Edit envoy_reader.py in /config/custom_components/enphase_envoy and look for ENDPOINT_URL_HOME_JSON and comment the 3 code lines in _update_from_pc_endpoint as shown below.

        """Update from PC endpoint."""
        await self._update_endpoint(
            "endpoint_production_json_results", ENDPOINT_URL_PRODUCTION_JSON
        )
        await self._update_endpoint(
            "endpoint_ensemble_json_results", ENDPOINT_URL_ENSEMBLE_INVENTORY
        )
        #await self._update_endpoint(
        #    "endpoint_home_json_results", ENDPOINT_URL_HOME_JSON
        #)
DanaGoyette commented 1 year ago

If I log into the device's web UI, the browser dev tools show that even their own request to home.json is failing!

If I copy the request as a curl command and add -v, I can see that it's responding with a 301, redirecting to /error. I've pasted just the response:

< HTTP/1.1 301 Moved Permanently
< Server: openresty/1.17.8.1
< Date: Fri, 07 Jul 2023 23:18:45 GMT
< Content-Type: application/json
< Transfer-Encoding: chunked
< Connection: keep-alive
< Pragma: no-cache
< Expires: 1
< Cache-Control: no-cache
< Location: /error
< Strict-Transport-Security: max-age=63072000; includeSubdomains
< X-Frame-Options: DENY
< X-Content-Type-Options: nosniff
<
* TLSv1.2 (IN), TLS alert, close notify (256):
* transfer closed with outstanding read data remaining
* Closing connection 0
* TLSv1.2 (OUT), TLS alert, close notify (256):
curl: (18) transfer closed with outstanding read data remaining

If I make curl send an HTTP/1.0 request instead of HTTP/1.1, by adding -0, it gets rid of the chunked encoding error, but it still gives the 301. So the chunk error is a bug on their end, but likely a red herring for the actual issue.

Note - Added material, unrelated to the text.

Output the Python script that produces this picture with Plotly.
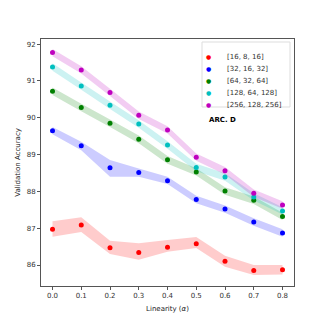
import plotly.graph_objects as go

linearity = [0.0, 0.1, 0.2, 0.3, 0.4, 0.5, 0.6, 0.7, 0.8]

arch_names = ["[16, 8, 16]", "[32, 16, 32]", "[64, 32, 64]", "[128, 64, 128]", "[256, 128, 256]"]
arch_colors = ["#ff0000", "#0000ff", "#008000", "#00bfbf", "#bf00bf"]
band_colors = ["rgba(255,0,0,0.2)", "rgba(0,0,255,0.2)", "rgba(0,128,0,0.2)",
               "rgba(0,191,191,0.2)", "rgba(191,0,191,0.2)"]

acc_16 = [86.97, 87.09, 86.47, 86.34, 86.48, 86.58, 86.10, 85.85, 85.87]
lo_16 = [86.77, 86.90, 86.30, 86.14, 86.36, 86.46, 85.95, 85.73, 85.74]
hi_16 = [87.19, 87.30, 86.66, 86.59, 86.68, 86.76, 86.25, 86.00, 86.00]

acc_32 = [89.65, 89.24, 88.64, 88.51, 88.29, 87.78, 87.52, 87.17, 86.87]
lo_32 = [89.55, 89.12, 88.40, 88.40, 88.20, 87.68, 87.42, 87.07, 86.77]
hi_32 = [89.75, 89.35, 88.85, 88.62, 88.40, 87.88, 87.62, 87.27, 86.97]

acc_64 = [90.72, 90.28, 89.85, 89.42, 88.86, 88.53, 88.01, 87.76, 87.32]
lo_64 = [90.62, 90.18, 89.75, 89.31, 88.75, 88.43, 87.91, 87.66, 87.22]
hi_64 = [90.82, 90.38, 89.95, 89.52, 88.96, 88.63, 88.11, 87.86, 87.42]

acc_128 = [91.38, 90.86, 90.34, 89.83, 89.26, 88.65, 88.39, 87.85, 87.47]
lo_128 = [91.28, 90.76, 90.24, 89.73, 89.16, 88.55, 88.29, 87.75, 87.37]
hi_128 = [91.48, 90.96, 90.44, 89.93, 89.36, 88.75, 88.49, 87.95, 87.57]

acc_256 = [91.77, 91.30, 90.69, 90.07, 89.67, 88.93, 88.56, 87.95, 87.63]
lo_256 = [91.67, 91.20, 90.59, 89.97, 89.57, 88.83, 88.46, 87.85, 87.53]
hi_256 = [91.87, 91.40, 90.79, 90.17, 89.77, 89.03, 88.66, 88.05, 87.73]

series = [(acc_16, lo_16, hi_16), (acc_32, lo_32, hi_32), (acc_64, lo_64, hi_64),
          (acc_128, lo_128, hi_128), (acc_256, lo_256, hi_256)]

# page body adds an 8px offset, so the plot box is shifted back by that much
OFF = 8
L, R, T, B = 41 - OFF, 33, 39 - OFF, 41
W = H = 327 - OFF


def px_x(p):
    return (p - OFF - L) / (W - L - R)


def px_y(p):
    return (H - B - (p - OFF)) / (H - T - B)


fig = go.Figure()

# shaded bands first so the dots sit on top
for (acc, lo, hi), bc in zip(series, band_colors):
    fig.add_trace(go.Scatter(x=linearity + linearity[::-1], y=hi + lo[::-1],
                             fill="toself", fillcolor=bc, mode="none",
                             showlegend=False, hoverinfo="skip"))

for (acc, lo, hi), name, c in zip(series, arch_names, arch_colors):
    fig.add_trace(go.Scatter(x=linearity, y=acc, mode="markers", name=name,
                             marker=dict(color=c, size=5), showlegend=False))

axis_style = dict(showgrid=False, zeroline=False, showline=True, linecolor="#555555",
                  linewidth=1, mirror=True, ticks="outside", ticklen=3, automargin=False,
                  tickcolor="#555555", tickfont=dict(size=7, color="#333333"))

fig.update_xaxes(range=[-0.04, 0.84], tickvals=linearity,
                 ticktext=[f"{v:.1f}" for v in linearity],
                 title=dict(text="Linearity (<i>α</i>)", font=dict(size=7, color="#222222"), standoff=6),
                 **axis_style)
fig.update_yaxes(range=[85.43, 92.14], tickvals=[86, 87, 88, 89, 90, 91, 92],
                 title=dict(text="Validation Accuracy", font=dict(size=7, color="#222222"), standoff=5),
                 **axis_style)

# hand-drawn legend box, matplotlib style
fig.add_shape(type="rect", xref="paper", yref="paper",
              x0=px_x(202), x1=px_x(290), y0=px_y(107), y1=px_y(42),
              line=dict(color="#dddddd", width=1), fillcolor="rgba(255,255,255,0.8)")
for i, (name, c) in enumerate(zip(arch_names, arch_colors)):
    yy = px_y(50.7 + 12.15 * i)
    fig.add_annotation(x=px_x(212.7), y=yy, xref="paper", yref="paper", text="●",
                       showarrow=False, font=dict(size=6, color=c))
    fig.add_annotation(x=px_x(225), y=yy, xref="paper", yref="paper", text=name,
                       xanchor="left", showarrow=False, font=dict(size=7, color="#333333"))

fig.add_annotation(x=px_x(238), y=px_y(113.5), xref="paper", yref="paper", text="<b>ARC. D</b>",
                   showarrow=False, font=dict(size=7, color="black"))

fig.update_layout(
    width=W, height=H,
    margin=dict(l=L, r=R, t=T, b=B),
    paper_bgcolor="white", plot_bgcolor="white",
    font=dict(family="DejaVu Sans"),
    showlegend=False,
)

fig.write_html("out.html")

< HTTP/1.1 301 Moved Permanently
< Server: openresty/1.17.8.1
< Date: Fri, 07 Jul 2023 23:19:25 GMT
< Content-Type: application/json
< Connection: close
< Pragma: no-cache
< Expires: 1
< Cache-Control: no-cache
< Location: /error
< Strict-Transport-Security: max-age=63072000; includeSubdomains
< X-Frame-Options: DENY
< X-Content-Type-Options: nosniff
<
* TLSv1.2 (IN), TLS alert, close notify (256):
* Closing connection 0
* TLSv1.2 (OUT), TLS alert, close notify (256):
Steve2017 commented 1 year ago

This only happens when the envoy can’t connect to enlighten.

My experience is that the connection between the Envoy and their website regularly experiences delays. It's meant to call home every 15 minutes, but I find an hour delay is not unusual.

The frustrating thing is that we can still see the data on the Envoy webpage - but apparently cannot harvest it locally.

Update: My Envoy was off-line from Enlighten for more than 3 hours today, so the HACS integration was dropping out after about a minute. Reloading the integration would make it reconnect for another minute. My Envoy reconnected with Enlighten half an hour ago and the integration came back up. Enphase is pointing at everyone but themselves. There must be something in the way they have constructed their API. If I can see the envoy locally, why can't I harvest json data from it? Why does it have to phone home to share once I have been authenticated?

Steve2017 commented 1 year ago

I have now gone nearly 40 hours without a drop-out, so maybe Enphase has improved the connection between the Envoy and Enlighten?????

I'm still inclined to ask for a firmware downgrade.

catsmanac commented 1 year ago

It's been a while on this one. Is this still an issue? We learned that some or many Envoy have a communication hickup at 23:00 and last releases allows for tuning time-outs.